Saturday, April 18, 2015

Orange Marmalade from scratch....and what I learned

My husband loves all things tart, bitter, and peppery.  Tart is a flavor I know I'll win his approval no matter what it is, so when I decided to try MY hand at orange marmalade, HE couldn't wait to get started!

Notice the broken jar...I hate when that happens.  Basically what causes the jar to crack in the canning process is too much room to move around in....make sure your jars are snug, so that they can't move around and break in the canning process....what a mess!!

Anyway, the big lesson I learned after this process is for next time, chop the oranges up into smaller pieces so they are easier to spread on toast, crackers, and bagels.   As it is now, each jar has to be dumped and chopped or he just chops up the jar as he eats the marmalade.

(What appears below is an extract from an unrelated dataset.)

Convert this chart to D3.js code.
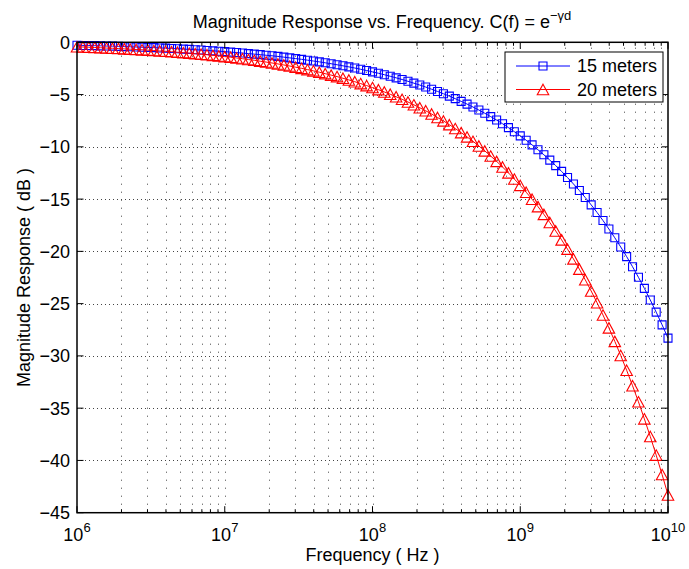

Here's the recipe:  this is from Ina Garten's recipe from

4 large seedless oranges
2 lemons
8 cups sugar

Step 1
Cut the oranges and lemons in half crosswise, then into very thin half-moon slices.  Discard any seeds. Place the sliced fruit and their juices into a stainless-steel pot. Add 8 cups water and bring the mixture to a boil, stirring often. Remove from the heat and stir in the sugar until it dissolves. Cover and allow to stand overnight at room temperature.

Step 2
The next day, bring the mixture back to a boil. Reduce the heat to low and simmer uncovered for about 2 hours. Turn the heat up to medium and boil gently, stirring often, for another 30 minutes.  Cook the marmalade until it reaches 220 degrees F on a candy thermometer. If you want to be doubly sure it's ready, place a small amount on a plate and refrigerate it until it's cool but not cold. If it's firm -- neither runny nor too hard -- it's done. It will be a golden orange color. (If the marmalade is runny, continue cooking it and if it's too hard, add more water.)

Pour the marmalade into clean, hot Mason jars; wipe the rims thoroughly with a clean damp paper towel, and seal with the lids. Store in the pantry for up to a year.